Provided data:
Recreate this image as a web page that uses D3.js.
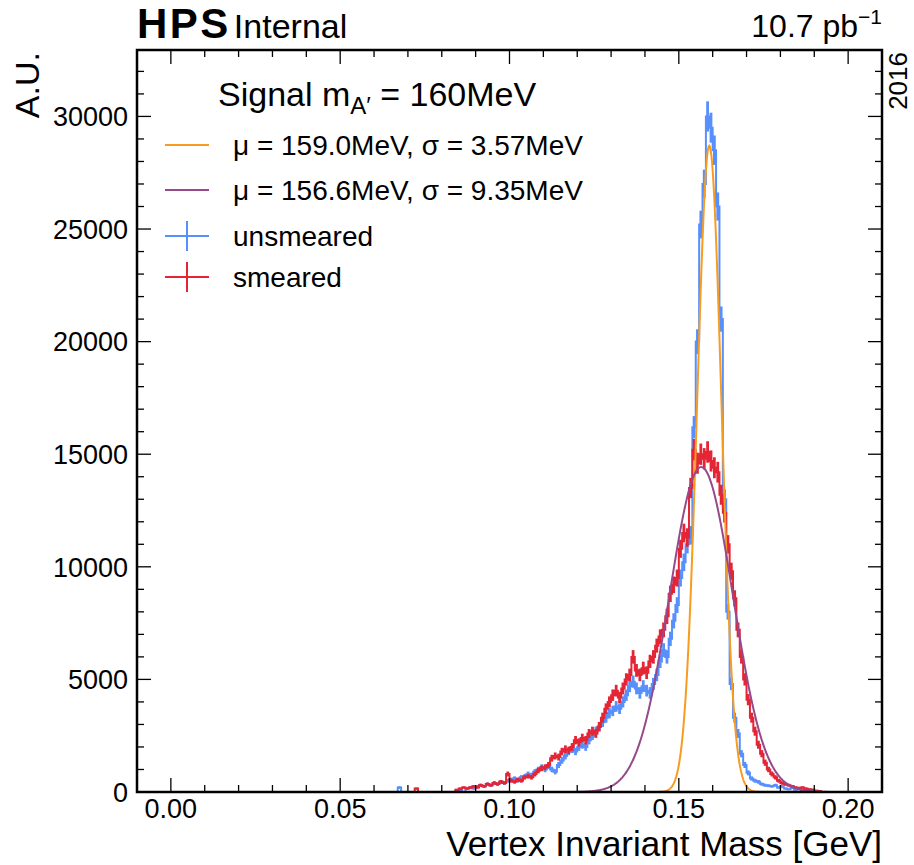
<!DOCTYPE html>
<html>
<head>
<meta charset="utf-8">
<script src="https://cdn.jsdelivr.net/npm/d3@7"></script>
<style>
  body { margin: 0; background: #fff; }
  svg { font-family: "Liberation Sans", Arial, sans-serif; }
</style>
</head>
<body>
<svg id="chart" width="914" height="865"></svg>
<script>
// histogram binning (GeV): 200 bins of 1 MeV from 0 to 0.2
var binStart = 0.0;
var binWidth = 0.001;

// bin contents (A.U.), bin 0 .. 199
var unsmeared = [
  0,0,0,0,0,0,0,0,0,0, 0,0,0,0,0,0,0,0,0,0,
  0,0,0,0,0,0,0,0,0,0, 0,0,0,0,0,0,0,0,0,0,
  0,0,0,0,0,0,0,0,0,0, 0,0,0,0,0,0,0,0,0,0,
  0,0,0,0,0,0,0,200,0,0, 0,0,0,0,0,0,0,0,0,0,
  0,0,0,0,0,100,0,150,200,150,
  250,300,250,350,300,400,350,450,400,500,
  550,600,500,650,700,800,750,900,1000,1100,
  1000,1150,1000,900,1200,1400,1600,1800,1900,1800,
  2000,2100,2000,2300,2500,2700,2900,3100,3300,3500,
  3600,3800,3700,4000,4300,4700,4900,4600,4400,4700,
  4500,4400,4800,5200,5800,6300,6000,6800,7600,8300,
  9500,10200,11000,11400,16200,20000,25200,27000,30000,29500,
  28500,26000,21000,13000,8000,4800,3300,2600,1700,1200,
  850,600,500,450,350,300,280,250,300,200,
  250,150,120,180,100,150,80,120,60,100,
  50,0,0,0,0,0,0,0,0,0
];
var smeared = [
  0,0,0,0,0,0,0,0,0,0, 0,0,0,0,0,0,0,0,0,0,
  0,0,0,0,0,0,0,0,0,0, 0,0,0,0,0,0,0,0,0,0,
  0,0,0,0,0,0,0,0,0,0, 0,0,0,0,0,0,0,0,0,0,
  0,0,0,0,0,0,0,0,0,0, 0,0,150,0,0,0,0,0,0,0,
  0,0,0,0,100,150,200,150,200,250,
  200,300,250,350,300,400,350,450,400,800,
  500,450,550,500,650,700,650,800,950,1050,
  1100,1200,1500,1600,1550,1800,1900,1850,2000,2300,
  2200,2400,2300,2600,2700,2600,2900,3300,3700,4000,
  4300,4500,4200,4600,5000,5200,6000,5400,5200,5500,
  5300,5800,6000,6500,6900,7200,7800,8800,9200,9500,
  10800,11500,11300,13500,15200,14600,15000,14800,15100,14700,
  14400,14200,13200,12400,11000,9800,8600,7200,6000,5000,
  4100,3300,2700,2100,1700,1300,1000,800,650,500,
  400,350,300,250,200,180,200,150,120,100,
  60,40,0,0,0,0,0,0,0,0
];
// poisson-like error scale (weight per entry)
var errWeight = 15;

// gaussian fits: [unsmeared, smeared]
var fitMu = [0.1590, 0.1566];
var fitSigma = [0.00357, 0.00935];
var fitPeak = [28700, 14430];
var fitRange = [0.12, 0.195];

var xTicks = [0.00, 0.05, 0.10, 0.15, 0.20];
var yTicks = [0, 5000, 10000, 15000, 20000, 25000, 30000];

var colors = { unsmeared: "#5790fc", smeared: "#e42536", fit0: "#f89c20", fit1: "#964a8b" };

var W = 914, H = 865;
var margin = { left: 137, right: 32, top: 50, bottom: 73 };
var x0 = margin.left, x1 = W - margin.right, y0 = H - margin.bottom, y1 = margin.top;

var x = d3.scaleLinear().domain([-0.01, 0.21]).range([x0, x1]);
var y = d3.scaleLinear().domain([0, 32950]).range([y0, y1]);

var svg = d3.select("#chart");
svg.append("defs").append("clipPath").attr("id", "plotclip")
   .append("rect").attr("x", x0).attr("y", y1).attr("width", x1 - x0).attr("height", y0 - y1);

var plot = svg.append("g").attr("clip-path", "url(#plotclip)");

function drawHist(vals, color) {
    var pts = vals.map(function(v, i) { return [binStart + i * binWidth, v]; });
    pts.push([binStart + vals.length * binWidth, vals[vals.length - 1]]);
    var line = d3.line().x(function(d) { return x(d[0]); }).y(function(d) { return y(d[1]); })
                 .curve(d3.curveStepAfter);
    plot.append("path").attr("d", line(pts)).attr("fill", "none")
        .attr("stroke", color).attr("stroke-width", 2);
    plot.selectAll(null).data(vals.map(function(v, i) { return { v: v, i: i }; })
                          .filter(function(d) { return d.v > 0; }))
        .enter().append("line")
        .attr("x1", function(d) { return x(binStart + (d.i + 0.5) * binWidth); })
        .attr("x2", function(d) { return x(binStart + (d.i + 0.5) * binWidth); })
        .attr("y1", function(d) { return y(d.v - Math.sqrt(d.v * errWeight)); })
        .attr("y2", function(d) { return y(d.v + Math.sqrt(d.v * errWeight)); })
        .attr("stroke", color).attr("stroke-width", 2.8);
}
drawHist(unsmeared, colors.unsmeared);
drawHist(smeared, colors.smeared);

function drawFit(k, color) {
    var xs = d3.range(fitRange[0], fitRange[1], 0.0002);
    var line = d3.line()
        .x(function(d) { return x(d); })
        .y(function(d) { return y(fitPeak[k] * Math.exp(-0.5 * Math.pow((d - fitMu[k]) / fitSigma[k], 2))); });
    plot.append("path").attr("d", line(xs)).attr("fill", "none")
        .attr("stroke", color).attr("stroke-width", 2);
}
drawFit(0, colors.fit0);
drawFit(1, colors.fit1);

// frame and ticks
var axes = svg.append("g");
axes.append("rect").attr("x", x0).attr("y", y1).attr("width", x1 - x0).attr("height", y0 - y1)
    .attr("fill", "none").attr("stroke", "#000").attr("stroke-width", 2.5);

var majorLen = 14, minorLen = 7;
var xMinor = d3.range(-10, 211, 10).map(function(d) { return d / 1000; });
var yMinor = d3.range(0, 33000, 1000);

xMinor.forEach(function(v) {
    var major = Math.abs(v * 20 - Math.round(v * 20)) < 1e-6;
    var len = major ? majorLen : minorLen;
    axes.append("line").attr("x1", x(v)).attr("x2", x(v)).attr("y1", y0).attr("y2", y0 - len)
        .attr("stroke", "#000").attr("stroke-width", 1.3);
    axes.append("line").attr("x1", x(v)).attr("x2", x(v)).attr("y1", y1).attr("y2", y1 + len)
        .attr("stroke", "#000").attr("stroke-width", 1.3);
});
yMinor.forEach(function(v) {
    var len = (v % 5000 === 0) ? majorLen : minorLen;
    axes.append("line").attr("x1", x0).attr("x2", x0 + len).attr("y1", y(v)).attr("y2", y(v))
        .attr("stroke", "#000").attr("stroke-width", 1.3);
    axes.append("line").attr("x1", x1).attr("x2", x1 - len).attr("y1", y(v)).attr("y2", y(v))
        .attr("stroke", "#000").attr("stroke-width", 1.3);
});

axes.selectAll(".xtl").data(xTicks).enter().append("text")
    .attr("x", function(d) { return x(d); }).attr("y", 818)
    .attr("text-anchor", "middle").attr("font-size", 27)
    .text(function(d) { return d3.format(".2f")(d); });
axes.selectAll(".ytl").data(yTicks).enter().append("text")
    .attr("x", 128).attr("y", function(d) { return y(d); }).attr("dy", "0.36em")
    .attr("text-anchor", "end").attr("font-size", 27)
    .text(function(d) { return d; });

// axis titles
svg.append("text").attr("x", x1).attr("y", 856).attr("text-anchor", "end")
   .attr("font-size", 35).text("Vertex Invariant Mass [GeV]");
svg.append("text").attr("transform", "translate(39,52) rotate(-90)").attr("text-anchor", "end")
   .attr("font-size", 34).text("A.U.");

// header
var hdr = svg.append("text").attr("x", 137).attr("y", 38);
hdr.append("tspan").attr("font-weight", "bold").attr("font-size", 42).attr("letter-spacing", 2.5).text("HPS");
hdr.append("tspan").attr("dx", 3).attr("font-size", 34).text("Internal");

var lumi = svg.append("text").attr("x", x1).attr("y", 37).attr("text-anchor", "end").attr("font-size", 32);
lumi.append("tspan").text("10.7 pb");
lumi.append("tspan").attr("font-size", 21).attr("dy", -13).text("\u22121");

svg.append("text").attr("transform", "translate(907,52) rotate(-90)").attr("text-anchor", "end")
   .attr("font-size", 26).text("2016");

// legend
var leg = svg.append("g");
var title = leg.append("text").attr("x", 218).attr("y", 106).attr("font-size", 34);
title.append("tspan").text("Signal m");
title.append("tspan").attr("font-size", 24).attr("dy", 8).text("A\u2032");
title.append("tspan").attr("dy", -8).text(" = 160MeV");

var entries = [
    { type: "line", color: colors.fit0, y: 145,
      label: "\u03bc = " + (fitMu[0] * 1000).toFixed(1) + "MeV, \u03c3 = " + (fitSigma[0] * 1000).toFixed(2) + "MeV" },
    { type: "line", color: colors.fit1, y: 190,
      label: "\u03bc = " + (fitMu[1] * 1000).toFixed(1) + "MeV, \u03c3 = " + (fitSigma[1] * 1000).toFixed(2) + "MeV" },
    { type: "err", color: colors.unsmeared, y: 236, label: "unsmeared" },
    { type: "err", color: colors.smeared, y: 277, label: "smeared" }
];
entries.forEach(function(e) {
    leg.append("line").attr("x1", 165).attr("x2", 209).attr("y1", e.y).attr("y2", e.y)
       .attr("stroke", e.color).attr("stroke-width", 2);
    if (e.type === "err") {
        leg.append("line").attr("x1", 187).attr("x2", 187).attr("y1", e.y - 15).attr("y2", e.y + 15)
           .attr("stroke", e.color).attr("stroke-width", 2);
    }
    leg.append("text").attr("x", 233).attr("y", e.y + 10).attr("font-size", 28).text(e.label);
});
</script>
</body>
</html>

Task statement:
Take the material above from its first line through the line holding "var binWidth = 0.001;" and set it down exactly, without the pictures.

Final result:
Recreate this image as a web page that uses D3.js.
<!DOCTYPE html>
<html>
<head>
<meta charset="utf-8">
<script src="https://cdn.jsdelivr.net/npm/d3@7"></script>
<style>
  body { margin: 0; background: #fff; }
  svg { font-family: "Liberation Sans", Arial, sans-serif; }
</style>
</head>
<body>
<svg id="chart" width="914" height="865"></svg>
<script>
// histogram binning (GeV): 200 bins of 1 MeV from 0 to 0.2
var binStart = 0.0;
var binWidth = 0.001;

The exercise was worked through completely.